Çocukluğumdan beri Kahramanmaraş"ın düşman (Fransız ve İngiliz) işgalinde yaşadıkları anlatılır. Gerçekten çok zor dönemlermiş, Yüce Allah (cc) bir daha göstermesin. Ne var ki, o günlerden bu yana kafama takılan bir mesele kemirir durur beynimi!
Küçükken ninem rahmetli anlatırdı biz torunlarına. Düşman işgali başlayıp, sokaklarımızda düşman askeri görüldüğünde genç kızlarımız; kadınlarımız yüzlerini, vücutlarının muhtelif yerlerini parçalarmış ki, yara bere içerisinde çirkin görünsünler de düşmanlar tecavüze yeltenmesin.
Öyle ya, o tarihler 1912 dönemleriydi.
2000"li yıllardayız Irak işgalinde sözde Dünyanın en medeni kültürüne sahip olduğunu iddia eden Amerika ve Avrupalı askerler evlere girip 14 yaşındaki çocuklara, yaşlı kadınlara akla hayale gelmedik tecavüz ve işkenceler uyguluyorlar. İnternetin, cep telefonu gibi anında iletişimin sağlandığı dönemde bütün bunlar yapılabiliyorsa, 1912 dönemlerinde neler yapılmaz!..
Anadolu işgal altında, şimdi Avrupalı veya Amerikalı bir gazeteci gelip ordularının maharetlerini şişirmek suretiyle yüreklendirmek ve milletlerini gururlandırmak adına haber yapmak için aylarca süren bir yolculuk yapacak. Uçak yok, araba yok. Tekrar gidiş aylar alacak. O dönemlerde elektrik yok, buna bağlı bilgisayar, televizyon, cep telefonu yok Sadece telgraf var, o da o dönemde nasıl çalışır takdir sizin.

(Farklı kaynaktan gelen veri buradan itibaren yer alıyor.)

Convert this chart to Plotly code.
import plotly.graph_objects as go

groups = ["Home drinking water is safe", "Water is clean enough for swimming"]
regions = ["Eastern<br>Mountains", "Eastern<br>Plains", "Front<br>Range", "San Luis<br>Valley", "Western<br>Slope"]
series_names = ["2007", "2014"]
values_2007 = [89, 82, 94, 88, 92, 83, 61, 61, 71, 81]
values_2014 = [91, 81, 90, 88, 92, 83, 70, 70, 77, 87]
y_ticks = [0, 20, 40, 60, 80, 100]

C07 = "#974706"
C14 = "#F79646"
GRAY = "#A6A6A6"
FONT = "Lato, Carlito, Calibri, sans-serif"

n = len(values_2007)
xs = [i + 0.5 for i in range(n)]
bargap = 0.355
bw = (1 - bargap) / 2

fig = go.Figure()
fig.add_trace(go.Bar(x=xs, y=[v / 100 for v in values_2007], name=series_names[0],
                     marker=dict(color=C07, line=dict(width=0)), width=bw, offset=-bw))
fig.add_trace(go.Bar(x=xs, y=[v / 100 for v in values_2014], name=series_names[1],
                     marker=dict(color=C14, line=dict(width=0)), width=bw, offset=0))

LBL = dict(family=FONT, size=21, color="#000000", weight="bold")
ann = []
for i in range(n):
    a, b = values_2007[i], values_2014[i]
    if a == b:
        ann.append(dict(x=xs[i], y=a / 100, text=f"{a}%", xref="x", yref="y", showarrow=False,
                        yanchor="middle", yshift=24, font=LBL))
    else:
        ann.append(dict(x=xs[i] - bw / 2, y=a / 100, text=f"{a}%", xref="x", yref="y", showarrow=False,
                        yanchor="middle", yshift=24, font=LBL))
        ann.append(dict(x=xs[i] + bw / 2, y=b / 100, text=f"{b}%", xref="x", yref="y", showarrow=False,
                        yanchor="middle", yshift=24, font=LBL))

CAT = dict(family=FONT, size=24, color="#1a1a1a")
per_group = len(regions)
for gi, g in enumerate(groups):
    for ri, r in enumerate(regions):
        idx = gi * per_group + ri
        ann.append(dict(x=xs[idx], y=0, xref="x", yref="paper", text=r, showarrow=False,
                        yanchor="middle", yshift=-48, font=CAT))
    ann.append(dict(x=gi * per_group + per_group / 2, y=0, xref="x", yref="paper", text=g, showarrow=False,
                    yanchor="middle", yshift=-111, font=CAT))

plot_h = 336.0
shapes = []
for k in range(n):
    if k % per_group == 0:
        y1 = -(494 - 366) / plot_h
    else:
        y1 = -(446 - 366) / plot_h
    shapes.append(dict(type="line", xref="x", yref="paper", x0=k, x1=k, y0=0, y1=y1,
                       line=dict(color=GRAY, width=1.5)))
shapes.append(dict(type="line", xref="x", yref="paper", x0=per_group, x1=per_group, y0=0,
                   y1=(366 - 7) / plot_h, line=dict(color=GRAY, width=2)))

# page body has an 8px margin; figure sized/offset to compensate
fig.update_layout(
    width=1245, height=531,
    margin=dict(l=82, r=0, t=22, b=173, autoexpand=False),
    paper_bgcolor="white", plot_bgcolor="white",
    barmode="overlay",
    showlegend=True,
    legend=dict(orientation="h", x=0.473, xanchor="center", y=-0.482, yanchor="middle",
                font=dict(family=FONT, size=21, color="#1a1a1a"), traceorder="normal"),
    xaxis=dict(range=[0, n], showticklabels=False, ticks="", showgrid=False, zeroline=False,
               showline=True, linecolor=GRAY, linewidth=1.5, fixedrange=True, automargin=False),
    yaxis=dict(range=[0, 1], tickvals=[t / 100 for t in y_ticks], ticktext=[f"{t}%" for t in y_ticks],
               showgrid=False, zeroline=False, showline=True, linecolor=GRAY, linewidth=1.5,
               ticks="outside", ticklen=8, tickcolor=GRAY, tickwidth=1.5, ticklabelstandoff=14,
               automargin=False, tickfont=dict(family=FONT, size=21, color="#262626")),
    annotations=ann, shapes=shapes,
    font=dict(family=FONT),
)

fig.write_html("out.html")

Bugün iletişimin bu denli kuvvetli olduğu bu ortamda bütün bu işkenceler yapılabiliyorsa, 1912 dönemlerinde neler yapılamaz ki?
Korkmamak ürkmemek elde değil. İşte bu kabus döneminde kadınların (Rahmetli Sütçü İmam"ın hani şu kendileri için her şeyi göze alıp Fransız askerlerini vurduğu meşhur olay) hamama gitmesi de neyin nesi!..
Temizlenmek, süslenmek, allanmak, pullanmak için gidilir hamama. Düşman işgali altındaki bir şehirde ne işleri var kadınların hamamda?
Kaldı ki, Hilafetle yönetilen Osmanlı Evleri"nde bir abdesthane olmaması düşünülebilir mi?
Cumhuriyet bu tarihlerden çok sonraları ilan edildi ve bugünkü mimari eserlerin başlangıcı çok sonralarına denk gelir.
Bu hamam hadisesi bir provokasyon muydu, yoksa bütün hatları en ince detayına kadar hesap edilmiş planlı bir olay mı?
Bu konuda bizleri aydınlatma görevi tarihçilere düşüyor. Sakarya, Çanakkale, Sarıkamış gibi daha nice efsaneler anlatılır da, tarihe yöne veren, şekil veren böylesine ince noktalar neden anlatılmaz?